Esta es la esencia de nuestra fe. Lo
exclusivamente genuino de ella y lo que llena de sentido todas las actitudes de
solidaridad y compromiso a favor de los demás que todo creyente ha de
desarrollar en su vida.
Porque confiamos en Jesucristo y
anhelamos la vida en plenitud que él nos ofrece, sabemos que debemos llevar la
dicha y la esperanza a los que sufren, a los pobres, a los que padecen
cualquier injusticia y necesidad, a los que mueren de hambre y miseria por el
egoísmo y la dureza de corazón de otras personas que, habiendo sido más
afortunadas en la vida, se manifiestan frías e insensibles.
La confianza en Dios nos lleva a acoger y
asumir su mismo proyecto liberador y solidario. Los cristianos tenemos que ser
la voz que denuncie las injusticias que padecen nuestros hermanos, aún a riesgo
de las críticas que puedan darse; no olvidemos la advertencia final del
evangelio “¡Ay si todo el mundo habla bien de vosotros, eso mismo hacían
vuestros padres con los falsos profetas!”.
La Iglesia de Jesucristo extendida a lo
largo y ancho del mundo ha demostrado su fidelidad a Dios y a la verdad de su
mensaje, precisamente en medio de las personas más necesitas. Necesidad que no
sólo se manifiesta en la precariedad material, sino en cualquier miseria que
fracture su inalienable dignidad.
La confianza en Dios no es un privilegio
de los pobres y abatidos. Ciertamente ellos están en condiciones tan precarias
que lo único que les queda es elevar la mirada al cielo esperando la
misericordia divina ante la ausencia de la humana.
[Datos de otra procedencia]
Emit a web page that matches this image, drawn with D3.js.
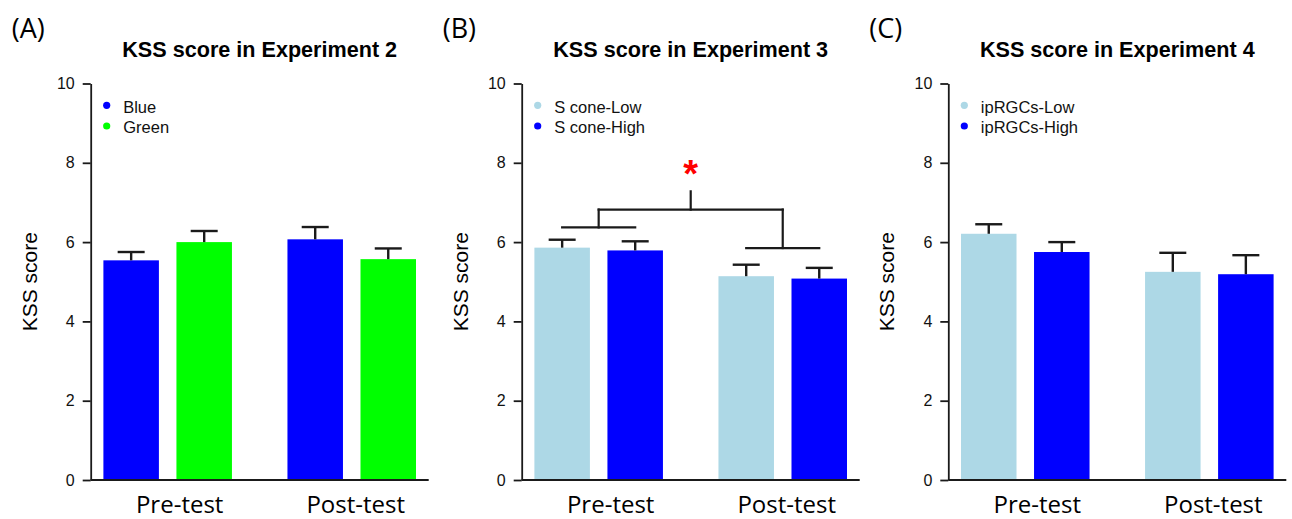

Pero también nosotros hemos de ser
agradecidos y renovar cada día nuestra confianza en el Señor. Dios nos ha
regalado el don de nuestro mundo, y
entre las muchas posibilidades existentes, hemos tenido la enorme dicha
de nacer en este tiempo y en circunstancias favorables. No pensemos que todo se
debe a nuestro trabajo o esfuerzo personal, y mucho menos a que nos lo
merezcamos más que otros, sino más bien a una enorme suerte que hemos de
agradecer siempre al Señor.
Los ricos y afortunados no son los
despreciados de Dios. Jesús miró con amor a aquel joven rico que se le acercó
con interés por alcanzar la vida eterna. Pero ciertamente quienes en la vida
han sido sonreídos con tanta ventura, tienen que dejarse empapar por la fría
lluvia de quienes llaman a sus puertas clamando caridad. La abundancia de unos
sólo encuentra su legitimidad en la apertura a la fraterna caridad para con los
pobres. Sólo así pueden dar gracias a Dios con honestidad, porque su gratitud
se deja traspasar por el crisol de la solidaridad y el amor.
Que esta gratitud se transforme en
generosidad para con aquellos que sufren y que necesitan de una cercanía
realmente fraterna, y que cada día vayamos ganando en capacidad de misericordia
y compasión de tal manera que nos lleve a luchar por el bien común de todos los
seres humanos. Esta será la prueba de nuestra confianza en Dios y de nuestra
responsabilidad para con la obra de sus manos. Que así sea.